The odds of you winning the last bet are slightly stacked in your favor. There is only a 49% chance your friend wins, but a 51% chance that you win. Lets play the game a lot of times times and see how many times you win, and your friend wins. First, lets generate a bunch of numbers and look at the distribution with a histogram.
#+BEGIN_SRC python
import numpy as np
N = 10000
games = np.random.uniform(size=(1,N))
wins = np.sum(games > 0.49)
losses = N - wins
print 'You won {0} times ({1:%})'.format(wins, float(wins) / N)
import matplotlib.pyplot as plt
count, bins, ignored = plt.hist(games)
plt.savefig('images/random-thoughts-1.png')
#+END_SRC
#+RESULTS:
: You won 5090 times (50.900000%)
[[./images/random-thoughts-1.png]]
As you can see you win slightly more than you lost.
It is possible to get random integers. Here are a few examples of getting a random integer between 1 and 100. You might do this to get random indices of a list, for example.
#+BEGIN_SRC python
import numpy as np
print np.random.random_integers(1, 100)
print np.random.random_integers(1, 100, 3)
print np.random.random_integers(1, 100, (2,2))
#+END_SRC
#+RESULTS:
: 96
: [ 95 49 100]
: [[69 54]
: [41 93]]
The normal distribution is defined by $f(x)=\frac{1}{\sqrt{2\pi \sigma^2}} \exp (-\frac{(x-\mu)^2}{2\sigma^2})$ where $\mu$ is the mean value, and $\sigma$ is the standard deviation. In the standard distribution, $\mu=0$ and $\sigma=1$.
#+BEGIN_SRC python
import numpy as np
mu = 1
sigma = 0.5
print np.random.normal(mu, sigma)
print np.random.normal(mu, sigma, 2)
#+END_SRC
#+RESULTS:
: 1.04225842065
: [ 0.58105204 0.64853157]
Let us compare the sampled distribution to the analytical distribution. We generate a large set of samples, and calculate the probability of getting each value using the matplotlib.pyplot.hist command.
#+BEGIN_SRC python
import numpy as np
import matplotlib.pyplot as plt
mu = 0; sigma = 1
N = 5000
samples = np.random.normal(mu, sigma, N)
counts, bins, ignored = plt.hist(samples, 50, normed=True)
plt.plot(bins, 1.0/np.sqrt(2 * np.pi * sigma**2)*np.exp(-((bins - mu)**2)/(2*sigma**2)))
plt.savefig('images/random-thoughts-2.png')
#+END_SRC
#+RESULTS:
[[./images/random-thoughts-2.png]]
What fraction of points lie between plus and minus one standard deviation of the mean?

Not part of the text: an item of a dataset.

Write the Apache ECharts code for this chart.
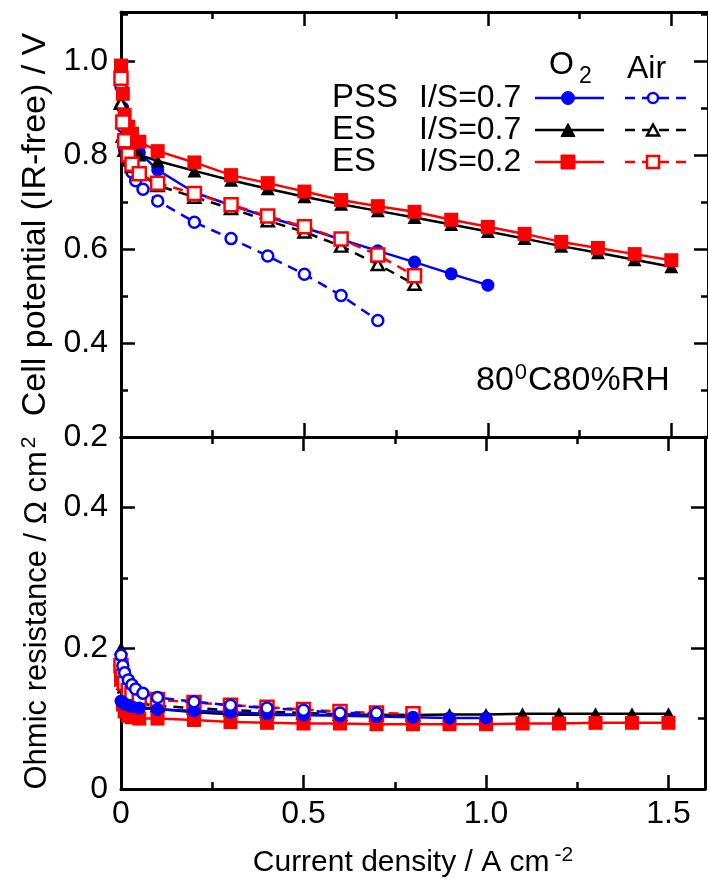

samples >= mu-sigma will return a vector of ones where the inequality is true, and zeros where it is not. (samples >= mu-sigma) & (samples <= mu+sigma) will return a vector of ones where there is a one in both vectors, and a zero where there is not. In other words, a vector where both inequalities are true. Finally, we can sum the vector to get the number of elements where the two inequalities are true, and finally normalize by the total number of samples to get the fraction of samples that are greater than -sigma and less than sigma.
#+BEGIN_SRC python
import numpy as np
import matplotlib.pyplot as plt
mu = 0; sigma = 1
N = 5000
samples = np.random.normal(mu, sigma, N)
a = np.sum((samples >= (mu - sigma)) & (samples <= (mu + sigma))) / float(N)

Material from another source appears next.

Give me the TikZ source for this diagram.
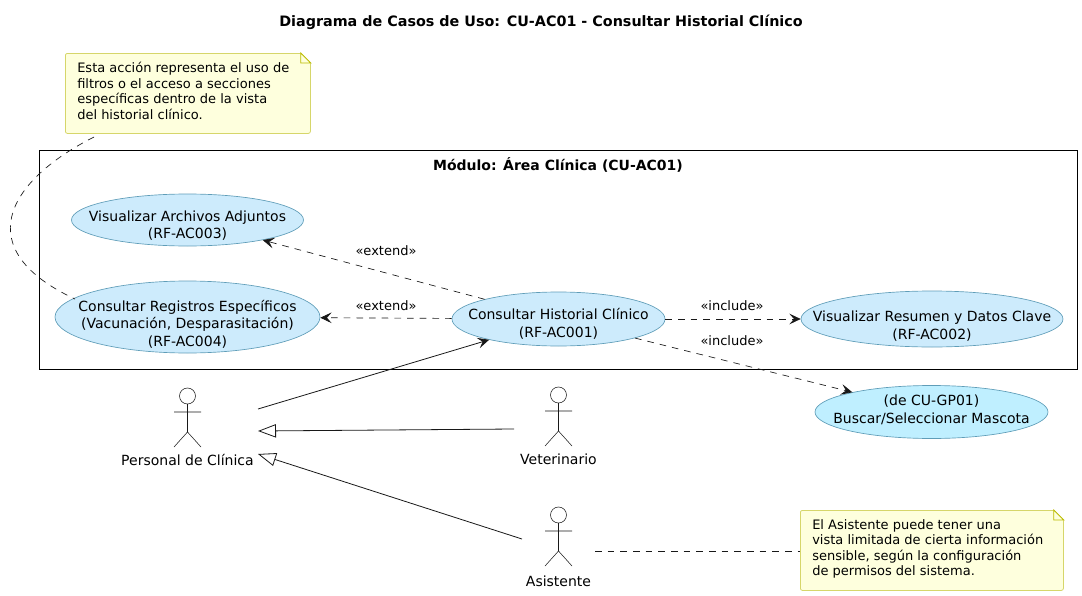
\documentclass[tikz,border=0pt]{standalone}
\usepackage{fontspec}
\setmainfont{DejaVu Sans}
\usetikzlibrary{shapes.geometric, arrows.meta}
\definecolor{usecasefill}{HTML}{CDEBFC}
\definecolor{usecaseline}{HTML}{5F9DB8}
\definecolor{mascotafill}{HTML}{BFEFFF}
\definecolor{notefill}{HTML}{FEFFDD}
\definecolor{noteline}{HTML}{D6D66A}
\definecolor{foldline}{HTML}{BBBB00}
\definecolor{inkline}{HTML}{181818}
\newcommand{\uctext}[2][-1.28em]{\makebox[0pt]{\raisebox{#1}{\smash{\begin{tabular}{@{}c@{}}#2\end{tabular}}}}}
\tikzset{
    usecase/.style={ellipse, draw=usecaseline, fill=usecasefill, line width=0.5pt, inner sep=0pt,
        font=\fontsize{10.5}{12.9}\selectfont},
    notebox/.style={rectangle, draw=noteline, fill=notefill, line width=0.6pt, rounded corners=1.5pt,
        align=left, anchor=north west, inner sep=0pt, font=\fontsize{9.75}{11.6}\selectfont},
    stereo/.style={font=\fontsize{9.75}{11.6}\selectfont},
    dep/.style={draw=inkline, dashed, dash pattern=on 5pt off 4.5pt, line width=0.5pt, -{Stealth[length=8.5pt,width=8pt,inset=3.5pt]}},
    gen/.style={draw=inkline, line width=0.6pt, -{Triangle[open,length=13.5pt,width=10pt,fill=white]}},
    notelink/.style={draw=inkline, dashed, dash pattern=on 5pt off 4.5pt, line width=0.5pt},
    actorman/.pic={
        \draw[inkline, line width=0.4pt] (0,0) circle(6pt);
        \draw[inkline, line width=0.4pt] (0,8) -- (0,36) (-13.5,16) -- (13.5,16) (-13.5,51) -- (0,36) -- (13.5,51);
    }
}

\begin{document}
\begin{tikzpicture}[x=0.75pt, y=-0.75pt]
    \useasboundingbox (0,0) rectangle (1082,596);
    \node[font=\fontsize{10.75}{12}\selectfont\bfseries] (title) at (541,22) {Diagrama de Casos de Uso: CU-AC01 - Consultar Historial Clínico};

    % module
    \draw[line width=0.75pt] (39,150) rectangle (1077,369);
    \node[font=\fontsize{10.5}{12}\selectfont\bfseries] (moduleTitle) at (558,165) {Módulo: Área Clínica (CU-AC01)};

    \node[usecase, minimum width=174pt, minimum height=39pt] (archivos) at (187.5,220) {\uctext[-1.5em]{Visualizar Archivos Adjuntos\\(RF-AC003)}};
    \node[usecase, minimum width=198.75pt, minimum height=54pt] (registros) at (187.5,317) {\uctext[-1.74em]{Consultar Registros Específicos\\(Vacunación, Desparasitación)\\(RF-AC004)}};
    \node[usecase, minimum width=159.75pt, minimum height=40.5pt] (historial) at (558.5,319) {\uctext[-1.39em]{Consultar Historial Clínico\\(RF-AC001)}};
    \node[usecase, minimum width=196.5pt, minimum height=42pt] (resumen) at (932,319) {\uctext[-1.68em]{Visualizar Resumen y Datos Clave\\(RF-AC002)}};
    \node[usecase, fill=mascotafill, minimum width=174.75pt, minimum height=39.75pt] (mascota) at (931.5,412) {\uctext[-.39em]{(de CU-GP01)\\Buscar/Seleccionar Mascota}};

    % actors
    \pic at (187.5,396) {actorman};
    \pic at (558.5,395) {actorman};
    \pic at (558.5,515) {actorman};
    \node[font=\fontsize{10.5}{12}\selectfont] (personal) at (187.5,460) {Personal de Clínica};
    \node[font=\fontsize{10.5}{12}\selectfont] (veterinario) at (558.5,459) {Veterinario};
    \node[font=\fontsize{10.5}{12}\selectfont] (asistente) at (558.5,581) {Asistente};

    % notes
    \node[notebox, minimum width=183.75pt, minimum height=60pt] (noteFiltros) at (65,53) {};
    \node[stereo, align=left, anchor=north west, inner sep=0pt] (noteFiltrosText) at (77,62) {Esta acción representa el uso de\\filtros o el acceso a secciones\\específicas dentro de la vista\\del historial clínico.};
    \node[notebox, minimum width=197.25pt, minimum height=60pt] (noteAsistente) at (800,510) {};
    \node[stereo, align=left, anchor=north west, inner sep=0pt] (noteAsistenteText) at (812,519) {El Asistente puede tener una\\vista limitada de cierta información\\sensible, según la configuración\\de permisos del sistema.};
    \foreach \n in {noteFiltros, noteAsistente} {
        \fill[white] ([xshift=-7.5pt]\n.north east) -- ([xshift=1pt,yshift=1pt]\n.north east) -- ([yshift=-7.5pt]\n.north east) -- cycle;
        \draw[foldline, line width=0.6pt, fill=notefill] ([xshift=-7.5pt]\n.north east) -- ([yshift=-7.5pt]\n.north east) -- ([xshift=-7.5pt,yshift=-7.5pt]\n.north east) -- cycle;
    }

    % free ends
    \coordinate (personalOut) at (258,409);
    \coordinate (personalGen) at (258,431);
    \coordinate (personalGenB) at (258,454);
    \coordinate (veterinarioOut) at (514,429);
    \coordinate (asistenteOut) at (522,539);
    \coordinate (asistenteNote) at (595,551);
    \coordinate (filtrosOut) at (94,137);
    \coordinate (registrosIn) at (75,299);

    \draw[dep] (historial) -- (archivos);
    \draw[dep] (historial) -- (registros);
    \draw[dep] (historial) -- (resumen);
    \draw[dep] (historial) -- (mascota);
    \node[stereo] (labelExtendA) at (386,251) {«extend»};
    \node[stereo] (labelExtendB) at (386,306) {«extend»};
    \node[stereo] (labelIncludeA) at (732,306) {«include»};
    \node[stereo] (labelIncludeB) at (732,341) {«include»};

    \draw[inkline, line width=0.6pt, -{Stealth[length=8.5pt,width=8pt,inset=3.5pt]}] (personalOut) -- (historial);
    \draw[gen] (veterinarioOut) -- (personalGen);
    \draw[gen] (asistenteOut) -- (personalGenB);
    \draw[notelink] (asistenteNote) -- (asistenteNote -| noteAsistente.west);
    \draw[notelink] (filtrosOut) .. controls (5,182) and (-30,250) .. (registrosIn);
\end{tikzpicture}
\end{document}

b = np.sum((samples >= (mu - 2*sigma)) & (samples <= (mu + 2*sigma))) / float(N)
print '{0:%} of samples are within +- standard deviations of the mean'.format(a)

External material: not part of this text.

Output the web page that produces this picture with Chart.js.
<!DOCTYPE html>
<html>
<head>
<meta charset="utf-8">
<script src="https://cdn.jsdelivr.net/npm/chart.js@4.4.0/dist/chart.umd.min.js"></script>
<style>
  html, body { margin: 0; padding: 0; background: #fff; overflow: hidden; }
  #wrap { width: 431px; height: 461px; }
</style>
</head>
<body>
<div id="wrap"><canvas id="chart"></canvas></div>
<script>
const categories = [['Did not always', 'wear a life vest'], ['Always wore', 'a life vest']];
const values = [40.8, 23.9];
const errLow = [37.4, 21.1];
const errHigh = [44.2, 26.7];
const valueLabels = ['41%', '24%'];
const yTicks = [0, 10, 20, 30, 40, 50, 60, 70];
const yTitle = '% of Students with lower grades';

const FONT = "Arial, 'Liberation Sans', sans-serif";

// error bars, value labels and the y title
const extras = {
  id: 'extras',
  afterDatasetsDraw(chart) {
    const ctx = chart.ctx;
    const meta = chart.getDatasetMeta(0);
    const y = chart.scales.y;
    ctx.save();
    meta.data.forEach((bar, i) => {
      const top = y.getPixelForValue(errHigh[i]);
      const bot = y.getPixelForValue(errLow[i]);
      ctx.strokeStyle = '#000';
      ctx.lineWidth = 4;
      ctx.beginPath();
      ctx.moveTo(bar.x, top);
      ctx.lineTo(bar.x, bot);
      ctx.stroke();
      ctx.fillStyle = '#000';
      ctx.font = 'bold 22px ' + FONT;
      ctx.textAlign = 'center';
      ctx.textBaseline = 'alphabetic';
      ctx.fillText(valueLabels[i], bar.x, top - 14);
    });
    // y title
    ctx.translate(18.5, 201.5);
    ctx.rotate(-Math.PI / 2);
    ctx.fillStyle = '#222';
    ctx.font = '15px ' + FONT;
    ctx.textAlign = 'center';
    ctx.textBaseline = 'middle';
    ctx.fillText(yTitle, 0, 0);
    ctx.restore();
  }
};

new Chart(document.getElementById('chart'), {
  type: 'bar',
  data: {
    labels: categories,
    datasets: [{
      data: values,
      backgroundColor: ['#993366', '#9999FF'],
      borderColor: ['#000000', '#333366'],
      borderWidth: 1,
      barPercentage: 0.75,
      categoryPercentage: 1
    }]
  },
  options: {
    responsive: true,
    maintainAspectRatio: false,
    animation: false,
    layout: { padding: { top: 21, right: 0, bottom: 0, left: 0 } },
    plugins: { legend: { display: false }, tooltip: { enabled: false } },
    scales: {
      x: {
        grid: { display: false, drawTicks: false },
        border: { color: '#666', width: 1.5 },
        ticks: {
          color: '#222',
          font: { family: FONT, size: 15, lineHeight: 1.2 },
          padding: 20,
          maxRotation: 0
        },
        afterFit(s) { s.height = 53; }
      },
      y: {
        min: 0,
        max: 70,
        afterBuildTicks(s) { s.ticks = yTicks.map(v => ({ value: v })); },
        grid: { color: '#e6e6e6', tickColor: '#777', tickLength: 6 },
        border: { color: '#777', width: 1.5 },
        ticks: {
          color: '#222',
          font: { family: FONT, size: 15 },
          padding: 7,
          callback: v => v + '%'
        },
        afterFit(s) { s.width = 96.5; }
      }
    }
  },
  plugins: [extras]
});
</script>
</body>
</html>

print '{0:%} of samples are within +- 2standard deviations of the mean'.format(b)
#+END_SRC
#+RESULTS:
: 67.500000% of samples are within +- standard deviations of the mean
: 95.580000% of samples are within +- 2standard deviations of the mean
*** Summary
We only considered the numpy.random functions here, and not all of them. There are many distributions of random numbers to choose from. There are also random numbers in the python random module. Remember these are only [[http://en.wikipedia.org/wiki/Pseudorandom_number_generator][pseudorandom]] numbers, but they are still useful for many applications.